## START INFORMATION SHOWN
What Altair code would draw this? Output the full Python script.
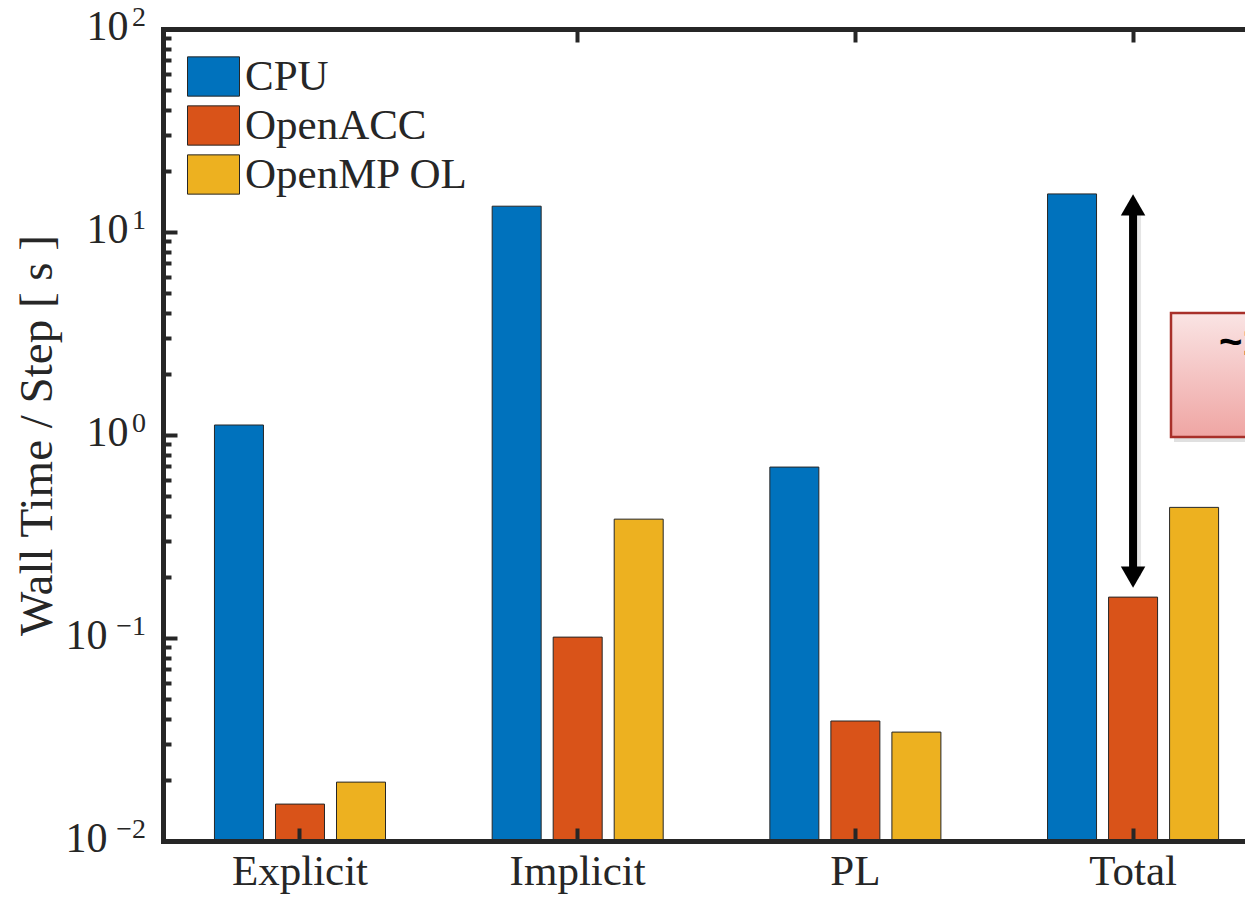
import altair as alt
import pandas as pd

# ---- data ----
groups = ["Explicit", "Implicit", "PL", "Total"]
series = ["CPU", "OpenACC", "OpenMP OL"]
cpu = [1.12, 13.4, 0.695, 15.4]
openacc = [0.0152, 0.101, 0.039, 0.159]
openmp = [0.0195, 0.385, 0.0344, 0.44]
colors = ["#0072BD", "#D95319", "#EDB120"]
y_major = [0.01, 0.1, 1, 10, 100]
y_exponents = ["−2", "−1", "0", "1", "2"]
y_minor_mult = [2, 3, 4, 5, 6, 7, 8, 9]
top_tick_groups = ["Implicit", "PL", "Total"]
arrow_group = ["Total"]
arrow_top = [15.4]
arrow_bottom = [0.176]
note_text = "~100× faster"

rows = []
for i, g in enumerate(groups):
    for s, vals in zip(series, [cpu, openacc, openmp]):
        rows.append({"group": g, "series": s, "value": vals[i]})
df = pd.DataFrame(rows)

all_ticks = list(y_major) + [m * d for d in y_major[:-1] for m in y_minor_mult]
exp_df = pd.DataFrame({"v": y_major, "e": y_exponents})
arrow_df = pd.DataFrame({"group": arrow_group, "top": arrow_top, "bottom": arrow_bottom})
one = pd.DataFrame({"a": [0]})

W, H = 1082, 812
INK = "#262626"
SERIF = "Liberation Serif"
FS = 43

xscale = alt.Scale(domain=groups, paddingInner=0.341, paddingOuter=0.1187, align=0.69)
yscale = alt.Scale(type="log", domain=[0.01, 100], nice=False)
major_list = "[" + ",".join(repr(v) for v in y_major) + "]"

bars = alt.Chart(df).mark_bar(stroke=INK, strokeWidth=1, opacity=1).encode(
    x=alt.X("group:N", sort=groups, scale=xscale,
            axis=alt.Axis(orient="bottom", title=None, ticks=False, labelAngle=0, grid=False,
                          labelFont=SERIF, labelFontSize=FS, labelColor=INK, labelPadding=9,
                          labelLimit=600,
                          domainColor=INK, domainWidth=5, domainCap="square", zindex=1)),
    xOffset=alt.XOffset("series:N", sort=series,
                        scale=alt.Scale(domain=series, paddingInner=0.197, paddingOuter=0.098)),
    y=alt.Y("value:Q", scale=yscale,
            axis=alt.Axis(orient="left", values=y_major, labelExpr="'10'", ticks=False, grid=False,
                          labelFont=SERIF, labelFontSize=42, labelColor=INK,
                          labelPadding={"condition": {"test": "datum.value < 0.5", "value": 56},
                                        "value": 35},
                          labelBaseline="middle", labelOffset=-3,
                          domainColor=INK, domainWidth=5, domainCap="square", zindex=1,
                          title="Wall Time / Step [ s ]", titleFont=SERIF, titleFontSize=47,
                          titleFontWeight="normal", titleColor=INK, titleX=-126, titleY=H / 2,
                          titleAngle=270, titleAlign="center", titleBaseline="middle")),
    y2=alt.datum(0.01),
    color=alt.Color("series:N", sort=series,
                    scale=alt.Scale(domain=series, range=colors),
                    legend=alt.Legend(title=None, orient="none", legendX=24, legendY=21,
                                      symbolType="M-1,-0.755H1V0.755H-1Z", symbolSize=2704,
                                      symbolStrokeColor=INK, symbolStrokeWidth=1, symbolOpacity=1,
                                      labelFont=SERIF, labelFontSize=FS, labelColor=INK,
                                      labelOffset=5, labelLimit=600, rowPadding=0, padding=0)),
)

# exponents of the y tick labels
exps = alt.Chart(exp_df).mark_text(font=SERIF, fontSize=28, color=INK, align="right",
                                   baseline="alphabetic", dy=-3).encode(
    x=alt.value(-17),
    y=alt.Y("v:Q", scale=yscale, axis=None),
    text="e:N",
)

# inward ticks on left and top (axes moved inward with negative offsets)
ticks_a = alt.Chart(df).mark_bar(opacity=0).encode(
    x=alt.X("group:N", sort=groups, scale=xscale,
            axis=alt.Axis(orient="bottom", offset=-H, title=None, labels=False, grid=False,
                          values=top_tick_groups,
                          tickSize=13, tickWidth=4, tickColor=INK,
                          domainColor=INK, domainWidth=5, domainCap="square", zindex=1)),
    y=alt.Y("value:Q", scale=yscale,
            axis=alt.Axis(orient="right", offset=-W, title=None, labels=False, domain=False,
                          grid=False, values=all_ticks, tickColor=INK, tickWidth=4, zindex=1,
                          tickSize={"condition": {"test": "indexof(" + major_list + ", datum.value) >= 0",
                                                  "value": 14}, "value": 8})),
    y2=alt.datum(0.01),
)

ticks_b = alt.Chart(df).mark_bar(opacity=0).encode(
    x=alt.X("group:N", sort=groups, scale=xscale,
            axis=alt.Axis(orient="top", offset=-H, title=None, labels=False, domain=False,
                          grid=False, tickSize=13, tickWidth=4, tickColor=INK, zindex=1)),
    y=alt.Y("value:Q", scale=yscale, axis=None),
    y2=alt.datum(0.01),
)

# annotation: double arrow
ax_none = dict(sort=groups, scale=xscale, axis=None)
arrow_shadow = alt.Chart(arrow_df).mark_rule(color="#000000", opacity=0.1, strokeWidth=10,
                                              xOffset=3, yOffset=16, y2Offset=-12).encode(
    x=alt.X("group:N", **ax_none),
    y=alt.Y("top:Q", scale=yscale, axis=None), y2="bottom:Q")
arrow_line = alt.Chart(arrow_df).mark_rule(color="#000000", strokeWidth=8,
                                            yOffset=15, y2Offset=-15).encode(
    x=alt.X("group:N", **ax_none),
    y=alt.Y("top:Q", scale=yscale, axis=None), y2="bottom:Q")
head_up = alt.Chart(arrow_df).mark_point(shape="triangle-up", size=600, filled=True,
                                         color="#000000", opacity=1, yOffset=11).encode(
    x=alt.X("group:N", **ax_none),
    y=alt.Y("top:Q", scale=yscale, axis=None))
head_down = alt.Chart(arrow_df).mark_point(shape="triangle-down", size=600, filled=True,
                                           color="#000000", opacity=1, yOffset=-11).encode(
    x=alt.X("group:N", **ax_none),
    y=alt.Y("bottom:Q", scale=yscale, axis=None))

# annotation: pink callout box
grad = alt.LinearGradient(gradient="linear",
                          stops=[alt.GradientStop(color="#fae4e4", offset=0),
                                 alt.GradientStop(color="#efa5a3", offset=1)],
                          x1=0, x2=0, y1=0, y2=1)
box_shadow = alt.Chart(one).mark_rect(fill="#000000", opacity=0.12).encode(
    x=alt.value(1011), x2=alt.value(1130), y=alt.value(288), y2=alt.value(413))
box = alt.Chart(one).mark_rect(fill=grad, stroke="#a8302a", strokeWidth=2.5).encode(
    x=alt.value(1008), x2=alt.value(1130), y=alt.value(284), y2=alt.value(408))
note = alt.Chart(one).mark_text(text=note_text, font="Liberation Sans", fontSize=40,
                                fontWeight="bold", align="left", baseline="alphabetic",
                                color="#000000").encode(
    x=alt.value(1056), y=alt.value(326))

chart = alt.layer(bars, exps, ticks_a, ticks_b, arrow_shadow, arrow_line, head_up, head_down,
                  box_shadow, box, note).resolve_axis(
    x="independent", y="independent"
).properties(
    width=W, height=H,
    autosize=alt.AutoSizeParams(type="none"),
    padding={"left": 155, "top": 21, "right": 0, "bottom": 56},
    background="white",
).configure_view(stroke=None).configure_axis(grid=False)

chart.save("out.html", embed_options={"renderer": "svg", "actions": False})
## END INFORMATION SHOWN
▸ WHAT THE EXERCISE ASKS: Reproduce the listing exactly. Leave its pictures out.

▸ TASK OUTPUT:
What Altair code would draw this? Output the full Python script.
import altair as alt
import pandas as pd

# ---- data ----
groups = ["Explicit", "Implicit", "PL", "Total"]
series = ["CPU", "OpenACC", "OpenMP OL"]
cpu = [1.12, 13.4, 0.695, 15.4]
openacc = [0.0152, 0.101, 0.039, 0.159]
openmp = [0.0195, 0.385, 0.0344, 0.44]
colors = ["#0072BD", "#D95319", "#EDB120"]
y_major = [0.01, 0.1, 1, 10, 100]
y_exponents = ["−2", "−1", "0", "1", "2"]
y_minor_mult = [2, 3, 4, 5, 6, 7, 8, 9]
top_tick_groups = ["Implicit", "PL", "Total"]
arrow_group = ["Total"]
arrow_top = [15.4]
arrow_bottom = [0.176]
note_text = "~100× faster"

rows = []
for i, g in enumerate(groups):
    for s, vals in zip(series, [cpu, openacc, openmp]):
        rows.append({"group": g, "series": s, "value": vals[i]})
df = pd.DataFrame(rows)

all_ticks = list(y_major) + [m * d for d in y_major[:-1] for m in y_minor_mult]
exp_df = pd.DataFrame({"v": y_major, "e": y_exponents})
arrow_df = pd.DataFrame({"group": arrow_group, "top": arrow_top, "bottom": arrow_bottom})
one = pd.DataFrame({"a": [0]})

W, H = 1082, 812
INK = "#262626"
SERIF = "Liberation Serif"
FS = 43

xscale = alt.Scale(domain=groups, paddingInner=0.341, paddingOuter=0.1187, align=0.69)
yscale = alt.Scale(type="log", domain=[0.01, 100], nice=False)
major_list = "[" + ",".join(repr(v) for v in y_major) + "]"

bars = alt.Chart(df).mark_bar(stroke=INK, strokeWidth=1, opacity=1).encode(
    x=alt.X("group:N", sort=groups, scale=xscale,
            axis=alt.Axis(orient="bottom", title=None, ticks=False, labelAngle=0, grid=False,
                          labelFont=SERIF, labelFontSize=FS, labelColor=INK, labelPadding=9,
                          labelLimit=600,
                          domainColor=INK, domainWidth=5, domainCap="square", zindex=1)),
    xOffset=alt.XOffset("series:N", sort=series,
                        scale=alt.Scale(domain=series, paddingInner=0.197, paddingOuter=0.098)),
    y=alt.Y("value:Q", scale=yscale,
            axis=alt.Axis(orient="left", values=y_major, labelExpr="'10'", ticks=False, grid=False,
                          labelFont=SERIF, labelFontSize=42, labelColor=INK,
                          labelPadding={"condition": {"test": "datum.value < 0.5", "value": 56},
                                        "value": 35},
                          labelBaseline="middle", labelOffset=-3,
                          domainColor=INK, domainWidth=5, domainCap="square", zindex=1,
                          title="Wall Time / Step [ s ]", titleFont=SERIF, titleFontSize=47,
                          titleFontWeight="normal", titleColor=INK, titleX=-126, titleY=H / 2,
                          titleAngle=270, titleAlign="center", titleBaseline="middle")),
    y2=alt.datum(0.01),
    color=alt.Color("series:N", sort=series,
                    scale=alt.Scale(domain=series, range=colors),
                    legend=alt.Legend(title=None, orient="none", legendX=24, legendY=21,
                                      symbolType="M-1,-0.755H1V0.755H-1Z", symbolSize=2704,
                                      symbolStrokeColor=INK, symbolStrokeWidth=1, symbolOpacity=1,
                                      labelFont=SERIF, labelFontSize=FS, labelColor=INK,
                                      labelOffset=5, labelLimit=600, rowPadding=0, padding=0)),
)

# exponents of the y tick labels
exps = alt.Chart(exp_df).mark_text(font=SERIF, fontSize=28, color=INK, align="right",
                                   baseline="alphabetic", dy=-3).encode(
    x=alt.value(-17),
    y=alt.Y("v:Q", scale=yscale, axis=None),
    text="e:N",
)

# inward ticks on left and top (axes moved inward with negative offsets)
ticks_a = alt.Chart(df).mark_bar(opacity=0).encode(
    x=alt.X("group:N", sort=groups, scale=xscale,
            axis=alt.Axis(orient="bottom", offset=-H, title=None, labels=False, grid=False,
                          values=top_tick_groups,
                          tickSize=13, tickWidth=4, tickColor=INK,
                          domainColor=INK, domainWidth=5, domainCap="square", zindex=1)),
    y=alt.Y("value:Q", scale=yscale,
            axis=alt.Axis(orient="right", offset=-W, title=None, labels=False, domain=False,
                          grid=False, values=all_ticks, tickColor=INK, tickWidth=4, zindex=1,
                          tickSize={"condition": {"test": "indexof(" + major_list + ", datum.value) >= 0",
                                                  "value": 14}, "value": 8})),
    y2=alt.datum(0.01),
)

ticks_b = alt.Chart(df).mark_bar(opacity=0).encode(
    x=alt.X("group:N", sort=groups, scale=xscale,
            axis=alt.Axis(orient="top", offset=-H, title=None, labels=False, domain=False,
                          grid=False, tickSize=13, tickWidth=4, tickColor=INK, zindex=1)),
    y=alt.Y("value:Q", scale=yscale, axis=None),
    y2=alt.datum(0.01),
)

# annotation: double arrow
ax_none = dict(sort=groups, scale=xscale, axis=None)
arrow_shadow = alt.Chart(arrow_df).mark_rule(color="#000000", opacity=0.1, strokeWidth=10,
                                              xOffset=3, yOffset=16, y2Offset=-12).encode(
    x=alt.X("group:N", **ax_none),
    y=alt.Y("top:Q", scale=yscale, axis=None), y2="bottom:Q")
arrow_line = alt.Chart(arrow_df).mark_rule(color="#000000", strokeWidth=8,
                                            yOffset=15, y2Offset=-15).encode(
    x=alt.X("group:N", **ax_none),
    y=alt.Y("top:Q", scale=yscale, axis=None), y2="bottom:Q")
head_up = alt.Chart(arrow_df).mark_point(shape="triangle-up", size=600, filled=True,
                                         color="#000000", opacity=1, yOffset=11).encode(
    x=alt.X("group:N", **ax_none),
    y=alt.Y("top:Q", scale=yscale, axis=None))
head_down = alt.Chart(arrow_df).mark_point(shape="triangle-down", size=600, filled=True,
                                           color="#000000", opacity=1, yOffset=-11).encode(
    x=alt.X("group:N", **ax_none),
    y=alt.Y("bottom:Q", scale=yscale, axis=None))

# annotation: pink callout box
grad = alt.LinearGradient(gradient="linear",
                          stops=[alt.GradientStop(color="#fae4e4", offset=0),
                                 alt.GradientStop(color="#efa5a3", offset=1)],
                          x1=0, x2=0, y1=0, y2=1)
box_shadow = alt.Chart(one).mark_rect(fill="#000000", opacity=0.12).encode(
    x=alt.value(1011), x2=alt.value(1130), y=alt.value(288), y2=alt.value(413))
box = alt.Chart(one).mark_rect(fill=grad, stroke="#a8302a", strokeWidth=2.5).encode(
    x=alt.value(1008), x2=alt.value(1130), y=alt.value(284), y2=alt.value(408))
note = alt.Chart(one).mark_text(text=note_text, font="Liberation Sans", fontSize=40,
                                fontWeight="bold", align="left", baseline="alphabetic",
                                color="#000000").encode(
    x=alt.value(1056), y=alt.value(326))

chart = alt.layer(bars, exps, ticks_a, ticks_b, arrow_shadow, arrow_line, head_up, head_down,
                  box_shadow, box, note).resolve_axis(
    x="independent", y="independent"
).properties(
    width=W, height=H,
    autosize=alt.AutoSizeParams(type="none"),
    padding={"left": 155, "top": 21, "right": 0, "bottom": 56},
    background="white",
).configure_view(stroke=None).configure_axis(grid=False)

chart.save("out.html", embed_options={"renderer": "svg", "actions": False})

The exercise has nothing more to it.